This blog is all that remains from the former website which was closed after 8 years of providing a 'wiki' of urban street gangs in London.

An unfinished history of modern urban street gangs in London has been used to replace some of the content of the original site, beginning here

About Gangs

  • The problem of urban violence in multiply deprived neighbourhoods is not essentially a problem of gangs and should not be constructed as if it is. This belief has pushed into the background the multitude of other factors that have a determinate effect on street-violence.
  • Gang membership in the UK is no more than 3-7% (Home Office) of youths whilst 90% (Youth Justice Board) of youths regardless of ethnicity have not been involved in crime.
  • Gangs do not pose a significant threat to the safety of the wider community (most “gang-crime” occurs between “gang-members”).
  • There is no reliable definition as to what a gang is; furthermore not all gang members commit crime.
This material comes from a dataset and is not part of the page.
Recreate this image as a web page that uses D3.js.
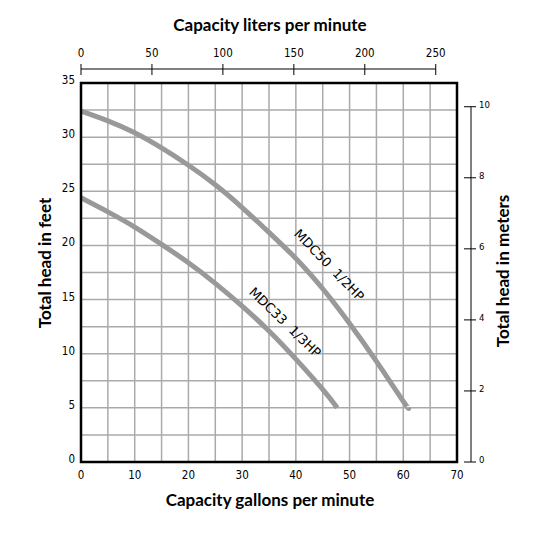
<!DOCTYPE html>
<html>
<head>
<meta charset="utf-8">
<script src="https://cdn.jsdelivr.net/npm/d3@7"></script>
<style>
  body { margin: 0; background: #fff; }
  .tick-lbl { font-family: "DejaVu Sans", sans-serif; font-stretch: condensed; font-size: 11.5px; fill: #000; }
  .title { font-family: "Liberation Sans Narrow", "Lato", sans-serif; font-weight: bold; font-size: 17px; fill: #000; }
  .curve-lbl { font-family: "DejaVu Sans", sans-serif; font-size: 13px; fill: #000; }
</style>
</head>
<body>
<div id="chart"></div>
<script>
var w = 555,
  h = 539;

// gpm ticks, feet ticks, liters ticks, meter ticks
var gpmTicks = [0, 10, 20, 30, 40, 50, 60, 70];
var feetTicks = [0, 5, 10, 15, 20, 25, 30, 35];
var literTicks = [0, 50, 100, 150, 200, 250];
var meterTicks = [0, 2, 4, 6, 8, 10];

// pump curves (gpm, feet)
var mdc50Gpm = [0, 5, 10, 15, 20, 25, 30, 35, 40, 45, 50, 55, 60, 61];
var mdc50Ft = [32.4, 31.5, 30.4, 29.0, 27.4, 25.6, 23.5, 21.2, 18.8, 16.0, 12.8, 9.3, 5.6, 5.0];
var mdc33Gpm = [0, 5, 10, 15, 20, 25, 30, 35, 40, 45, 47.7];
var mdc33Ft = [24.4, 23.1, 21.7, 20.1, 18.4, 16.5, 14.4, 12.1, 9.5, 6.7, 5.0];

var curveNames = ['MDC50\u00a0\u00a01/2HP', 'MDC33\u00a0\u00a01/3HP'];
var labelGpm = [46.2, 38.0];
var labelFt = [18.2, 12.9];
var labelAngle = [46, 44];

var L_PER_GAL = 3.78541,
  FT_PER_M = 3.28084;

var svg = d3.select('#chart').append('svg')
  .attr('width', w)
  .attr('height', h);

var x = d3.scaleLinear().domain([0, 70]).range([81, 457]);
var y = d3.scaleLinear().domain([0, 35]).range([462, 83]);

// liters and meters mapped onto the same pixels
var xL = d3.scaleLinear().domain([0, 70 * L_PER_GAL]).range([81, 457]);
var yM = d3.scaleLinear().domain([0, 35 / FT_PER_M]).range([462, 83]);

// grid
svg.append('g').selectAll('line')
  .data(d3.range(5, 70, 5))
  .enter().append('line')
  .attr('x1', function(d) { return x(d); })
  .attr('x2', function(d) { return x(d); })
  .attr('y1', y(0))
  .attr('y2', y(35))
  .attr('stroke', '#aaa')
  .attr('stroke-width', 1.5);

svg.append('g').selectAll('line')
  .data(d3.range(2.5, 35, 2.5))
  .enter().append('line')
  .attr('x1', x(0))
  .attr('x2', x(70))
  .attr('y1', function(d) { return y(d); })
  .attr('y2', function(d) { return y(d); })
  .attr('stroke', '#aaa')
  .attr('stroke-width', 1.5);

// curves
var line = d3.line()
  .x(function(d) { return x(d[0]); })
  .y(function(d) { return y(d[1]); })
  .curve(d3.curveNatural);

var curves = [d3.zip(mdc50Gpm, mdc50Ft), d3.zip(mdc33Gpm, mdc33Ft)];

svg.append('g').selectAll('path')
  .data(curves)
  .enter().append('path')
  .attr('d', line)
  .attr('fill', 'none')
  .attr('stroke', '#999')
  .attr('stroke-width', 5);

svg.append('g').selectAll('text')
  .data(curveNames)
  .enter().append('text')
  .attr('class', 'curve-lbl')
  .attr('text-anchor', 'middle')
  .attr('dy', '0.35em')
  .attr('transform', function(d, i) {
    return 'translate(' + x(labelGpm[i]) + ',' + y(labelFt[i]) + ') rotate(' + labelAngle[i] + ')';
  })
  .text(function(d) { return d; });

// plot frame
svg.append('rect')
  .attr('x', x(0))
  .attr('y', y(35))
  .attr('width', x(70) - x(0))
  .attr('height', y(0) - y(35))
  .attr('fill', 'none')
  .attr('stroke', '#000')
  .attr('stroke-width', 2.5);

// bottom labels (gpm)
svg.append('g').selectAll('text')
  .data(gpmTicks)
  .enter().append('text')
  .attr('class', 'tick-lbl')
  .attr('x', function(d) { return x(d); })
  .attr('y', 475)
  .attr('dy', '0.35em')
  .attr('text-anchor', 'middle')
  .text(function(d) { return d; });

// left labels (feet)
svg.append('g').selectAll('text')
  .data(feetTicks)
  .enter().append('text')
  .attr('class', 'tick-lbl')
  .attr('x', 75)
  .attr('y', function(d) { return y(d) - 3; })
  .attr('dy', '0.35em')
  .attr('text-anchor', 'end')
  .text(function(d) { return d; });

// top axis (liters)
var topAxis = svg.append('g').attr('transform', 'translate(0,69)');
topAxis.append('line')
  .attr('x1', xL(0))
  .attr('x2', xL(250))
  .attr('stroke', '#000');
topAxis.selectAll('line.t')
  .data(literTicks)
  .enter().append('line')
  .attr('class', 't')
  .attr('x1', function(d) { return xL(d); })
  .attr('x2', function(d) { return xL(d); })
  .attr('y1', -5)
  .attr('y2', 6)
  .attr('stroke', '#000');
topAxis.selectAll('text')
  .data(literTicks)
  .enter().append('text')
  .attr('class', 'tick-lbl')
  .attr('x', function(d) { return xL(d); })
  .attr('y', -16)
  .attr('dy', '0.35em')
  .attr('text-anchor', 'middle')
  .text(function(d) { return d; });

// right axis (meters)
var rightAxis = svg.append('g').attr('transform', 'translate(471,0)');
rightAxis.append('line')
  .attr('y1', yM(0))
  .attr('y2', yM(10))
  .attr('stroke', '#000');
rightAxis.selectAll('line.t')
  .data(meterTicks)
  .enter().append('line')
  .attr('class', 't')
  .attr('y1', function(d) { return yM(d); })
  .attr('y2', function(d) { return yM(d); })
  .attr('x1', -7)
  .attr('x2', 5)
  .attr('stroke', '#000');
rightAxis.selectAll('text')
  .data(meterTicks)
  .enter().append('text')
  .attr('class', 'tick-lbl')
  .style('font-size', '9.5px')
  .attr('x', 8)
  .attr('y', function(d) { return yM(d) - 2; })
  .attr('dy', '0.35em')
  .text(function(d) { return d; });

// titles
svg.append('text')
  .attr('class', 'title')
  .attr('x', 270)
  .attr('y', 25)
  .attr('dy', '0.35em')
  .attr('text-anchor', 'middle')
  .text('Capacity liters per minute');

svg.append('text')
  .attr('class', 'title')
  .attr('x', 270)
  .attr('y', 500)
  .attr('dy', '0.35em')
  .attr('text-anchor', 'middle')
  .text('Capacity gallons per minute');

svg.append('text')
  .attr('class', 'title')
  .attr('transform', 'translate(45,263) rotate(-90)')
  .attr('dy', '0.35em')
  .attr('text-anchor', 'middle')
  .text('Total head in feet');

svg.append('text')
  .attr('class', 'title')
  .attr('transform', 'translate(503,271) rotate(-90)')
  .attr('dy', '0.35em')
  .attr('text-anchor', 'middle')
  .text('Total head in meters');
</script>
</body>
</html>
According to a Home Office study of young gang members only 20% of self-defined members reported to having engaged in violence, weapon and drug related offences.
  • There is no accurate way to count and define “gang-related” crime, the true motive behind many so-called gang crimes lies in interpersonal disputes and trivial matters unrelated to the gang as a collective.
  • Public fear has been a consequence of media portrayals with stories that reinforce common beliefs about gangs, emphasising violent behaviour associated to gangs and gang members.
  • Many gangs do not engage solely in criminal acts
  • Police officials often act in an arbitrary manner when documenting an individual as a gang member. This has resulted in a number of individuals being unfairly labelled as gang members. Individuals are often documented solely as a consequence of the neighbourhood in which they live, their relationship with a documented gang member, or their style of dress.
  • Many crimes that characterise the culture go unreported. The fear that is created and permeates the culture in question cannot be represented in crime statistics.
  • The use of the term “gang-related” is inconsistent; often we classify an incident as gang related simply because the individual involved is a gang member.